Sam Worthington told reporters that he takes to heart criticism of his last film, McG's Terminator Salvation, and that it'll help him make better movies in the future.
"Terminator? It was dark," Worthington told a group of reporters in London last Friday, agreeing with some of the critical responses to the movie. "There is no humor. That's what we set out to do. It's kind of humbling, the way that they describe your performance against [star] Christian's [Bale], but we have no control over that. We just have to do the best character that we can do at that time."
Worthington added that he even agreed with some of the nitpicks about the movie, such as: How does a giant robot sneak up on an abandoned gas station without making a sound?

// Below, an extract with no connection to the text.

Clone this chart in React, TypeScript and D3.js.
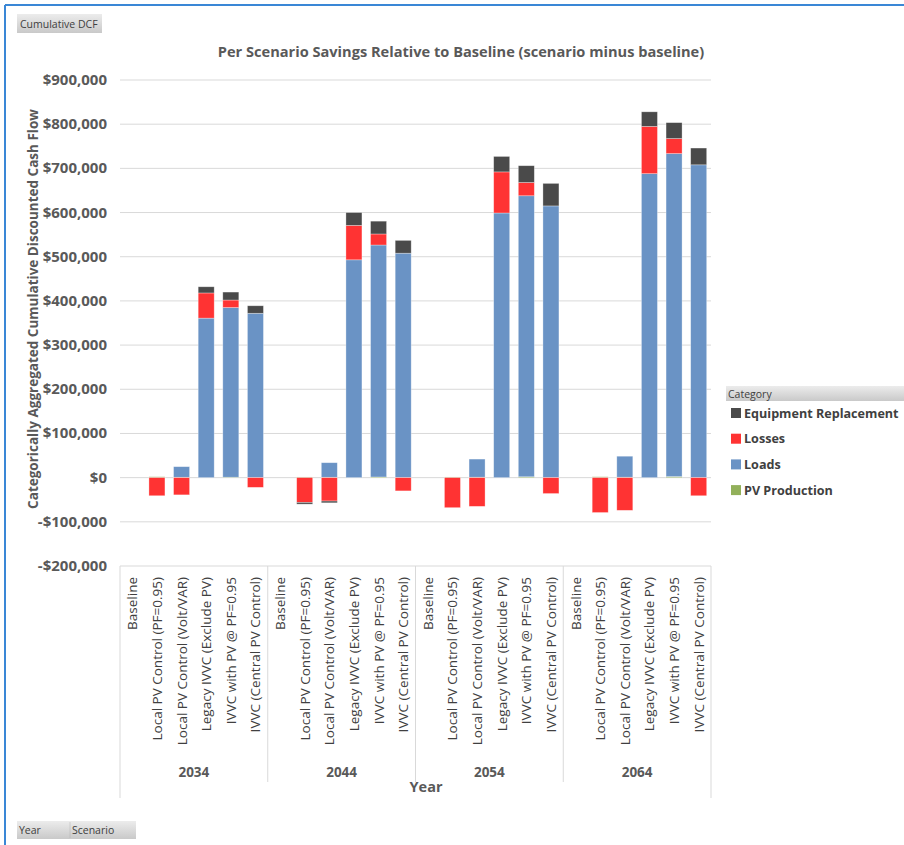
import React from 'react';
import * as d3 from 'd3';

// categories
const years = ['2034', '2044', '2054', '2064'];
const scenarios = [
  'Baseline',
  'Local PV Control (PF=0.95)',
  'Local PV Control (Volt/VAR)',
  'Legacy IVVC (Exclude PV)',
  'IVVC with PV @ PF=0.95',
  'IVVC (Central PV Control)',
];

// series values, 6 scenarios per year, years in order
const pvProduction = [0, 2000, 800, 0, 1000, 0, 0, 1500, 800, 0, 1500, 0, 0, 1500, 1000, 0, 2000, 0, 0, 2000, 1000, 0, 2500, 0];
const loads = [0, 0, 24000, 361000, 384000, 372000, 0, 0, 33000, 493000, 525000, 508000, 0, 0, 41000, 599000, 636000, 615000, 0, 0, 47500, 688000, 731000, 708000];
const losses = [0, -41000, -39000, 57000, 17000, -22000, 0, -56000, -53000, 78000, 25000, -30000, 0, -68000, -65000, 93000, 30000, -36000, 0, -79000, -74000, 107000, 34000, -41000];
const equipment = [0, 0, 0, 14000, 18000, 17000, 0, -4000, -4000, 29000, 29000, 29000, 0, 0, 0, 35000, 38000, 51000, 0, 0, 0, 33000, 36000, 38000];

const yTicks = [-200000, -100000, 0, 100000, 200000, 300000, 400000, 500000, 600000, 700000, 800000, 900000];

const seriesKeys = ['pv', 'loads', 'losses', 'equip'];
const seriesNames: Record<string, string> = {
  equip: 'Equipment Replacement',
  losses: 'Losses',
  loads: 'Loads',
  pv: 'PV Production',
};
const colors: Record<string, string> = {
  equip: '#4a4a4a',
  losses: '#ff3333',
  loads: '#6a93c5',
  pv: '#92b05a',
};
const legendOrder = ['equip', 'losses', 'loads', 'pv'];

const FONT = '"Open Sans", sans-serif';
const TXT = '#595959';

const App = () => {
  const left = 120;
  const right = 711;
  const top = 80;
  const bottom = 566;

  const rows = years.flatMap((yr, i) =>
    scenarios.map((sc, j) => {
      const k = i * scenarios.length + j;
      return {
        key: yr + '|' + sc,
        year: yr,
        scenario: sc,
        pv: pvProduction[k],
        loads: loads[k],
        losses: losses[k],
        equip: equipment[k],
      };
    })
  );

  const x = d3
    .scaleBand<string>()
    .domain(rows.map((r) => r.key))
    .range([left, right])
    .paddingInner(0.35)
    .paddingOuter(0.175);

  const y = d3.scaleLinear().domain([-200000, 900000]).range([bottom, top]);

  const stacked = d3
    .stack<any>()
    .keys(seriesKeys)
    .offset(d3.stackOffsetDiverging)(rows);

  const fmt = (v: number) => (v < 0 ? '-' : '') + '$' + d3.format(',')(Math.abs(v));

  const groupW = (right - left) / years.length;
  const labelBottom = 782;

  return (
    <div style={{ position: 'absolute', left: 0, top: 0 }}>
      <svg width={904} height={845} style={{ display: 'block', background: '#fff' }}>
        <defs>
          <linearGradient id="btn" x1="0" y1="0" x2="0" y2="1">
            <stop offset="0" stopColor="#ececec" />
            <stop offset="1" stopColor="#c9c9c9" />
          </linearGradient>
        </defs>

        {/* outer frame */}
        <line x1={5} y1={5} x2={904} y2={5} stroke="#3a87d6" strokeWidth={2} />
        <line x1={5} y1={5} x2={5} y2={845} stroke="#3a87d6" strokeWidth={2} />

        {/* field buttons */}
        <rect x={17} y={14} width={85} height={19} fill="url(#btn)" />
        <text x={20} y={27.5} fontFamily={FONT} fontSize={10.5} fill="#404040">Cumulative DCF</text>

        <rect x={17} y={821} width={119} height={18} fill="url(#btn)" />
        <line x1={70} y1={822} x2={70} y2={838} stroke="#b0b0b0" strokeWidth={0.5} />
        <text x={19} y={834} fontFamily={FONT} fontSize={10.5} fill="#404040">Year</text>
        <text x={72} y={834} fontFamily={FONT} fontSize={10.5} fill="#404040">Scenario</text>

        {/* title */}
        <text x={461} y={57} textAnchor="middle" fontFamily={FONT} fontSize={14.6} fontWeight="bold" fill={TXT}>
          Per Scenario Savings Relative to Baseline (scenario minus baseline)
        </text>

        {/* gridlines and y ticks */}
        {yTicks.map((t) => (
          <g key={t}>
            <line x1={left} x2={right} y1={y(t)} y2={y(t)} stroke="#d9d9d9" strokeWidth={1} />
            <text x={107} y={y(t) + 5} textAnchor="end" fontFamily={FONT} fontSize={15} fontWeight="bold" fill={TXT}>
              {fmt(t)}
            </text>
          </g>
        ))}

        {/* y axis title */}
        <text
          transform={`translate(38,${(top + bottom) / 2 - 14}) rotate(-90)`}
          textAnchor="middle"
          fontFamily={FONT}
          fontSize={13.5}
          fontWeight="bold"
          fill={TXT}
        >
          Categorically Aggregated Cumulative Discounted Cash Flow
        </text>

        {/* bars */}
        {stacked.map((s) => (
          <g key={s.key} fill={colors[s.key]}>
            {s.map((d: any) => {
              const h = Math.abs(y(d[0]) - y(d[1]));
              if (h < 0.01) return null;
              return (
                <rect
                  key={d.data.key}
                  x={x(d.data.key)}
                  y={Math.min(y(d[0]), y(d[1]))}
                  width={x.bandwidth()}
                  height={h}
                  stroke="#ffffff"
                  strokeOpacity={0.45}
                  strokeWidth={0.7}
                />
              );
            })}
          </g>
        ))}

        {/* category axis */}
        {years.map((yr, i) => {
          const gx = left + i * groupW;
          return (
            <g key={yr}>
              <line x1={gx} x2={gx} y1={bottom} y2={i === 0 ? 798 : labelBottom} stroke="#d9d9d9" />
              <text x={gx + groupW / 2} y={777} textAnchor="middle" fontFamily={FONT} fontSize={13.5} fontWeight="bold" fill={TXT}>
                {yr}
              </text>
            </g>
          );
        })}
        <line x1={right} x2={right} y1={bottom} y2={798} stroke="#d9d9d9" />

        {rows.map((r) => (
          <text
            key={r.key}
            transform={`translate(${(x(r.key) as number) + x.bandwidth() / 2 + 5},577) rotate(-90)`}
            textAnchor="end"
            fontFamily={FONT}
            fontSize={13.5}
            fill="#404040"
          >
            {r.scenario}
          </text>
        ))}

        <text x={426} y={792} textAnchor="middle" fontFamily={FONT} fontSize={14.5} fontWeight="bold" fill={TXT}>
          Year
        </text>

        {/* legend */}
        <rect x={726} y={386} width={178} height={15} fill="url(#btn)" />
        <text x={728} y={397.5} fontFamily={FONT} fontSize={10.5} fill="#404040">Category</text>
        {legendOrder.map((k, i) => (
          <g key={k} transform={`translate(731,${413 + i * 25.7})`}>
            <rect x={0} y={-5} width={10} height={10} fill={colors[k]} />
            <text x={13} y={4.5} fontFamily={FONT} fontSize={12.6} fontWeight="bold" fill="#404040">
              {seriesNames[k]}
            </text>
          </g>
        ))}
      </svg>
    </div>
  );
};

export default App;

"I can nitpick with the best of them, man, and kind of go down the list of things I saw on IMDB where they found holes in it, and go, 'You are f--king right,'" he said. "If there was a big 10-ton robot coming outside that gas station, surely we would f--king hear it. And I missed that. So I'm going to be a bit better when I'm looking through my f--king scripts. So it raises my game a bit, because now I feel like an idiot for not saying it to McG, you know?"
In a bit of a surprise, Worthington said he reads all of the critical comments people make about his performances and takes many of them seriously.
"It's pressure to do my job correctly, more than anything," Worthington said. "You know, I've got here because all the movies I've done in Australia gave me a good apprenticeship to be able to come into the big game or the big league. ... I've just [got] to keep the pressure on myself. ... I'm a nerd at heart, in the sense of I read what people say, because they're my audience. And if you don't know how you're coming across, in my opinion, I think you're cutting yourself off a bit."
Worthington compared his job to that of a professional athlete. "If the fans are booing you, you know you're going to play better," he said. "So we don't necessarily have the bounce of a theater, but we have the critics online, we have our critics in the newspaper, so I do take it all onboard in order to kind of go, 'Well, you know, they're the ones paying 12 bucks. I've got to kind of just step up my game, or Sam Worthington has to change this.' Or I will [say], 'F--k it, I'll change that or back up the criticism that I get thrown out.' 'Why did you do this?' Well I can now back up everything. Because that, to me, that helps my profession and links what I believe is, you know, what my job is. To entertain people. That's what my job is."
Worthington will next be seen in James Cameron's Avatar, which opens Dec. 18.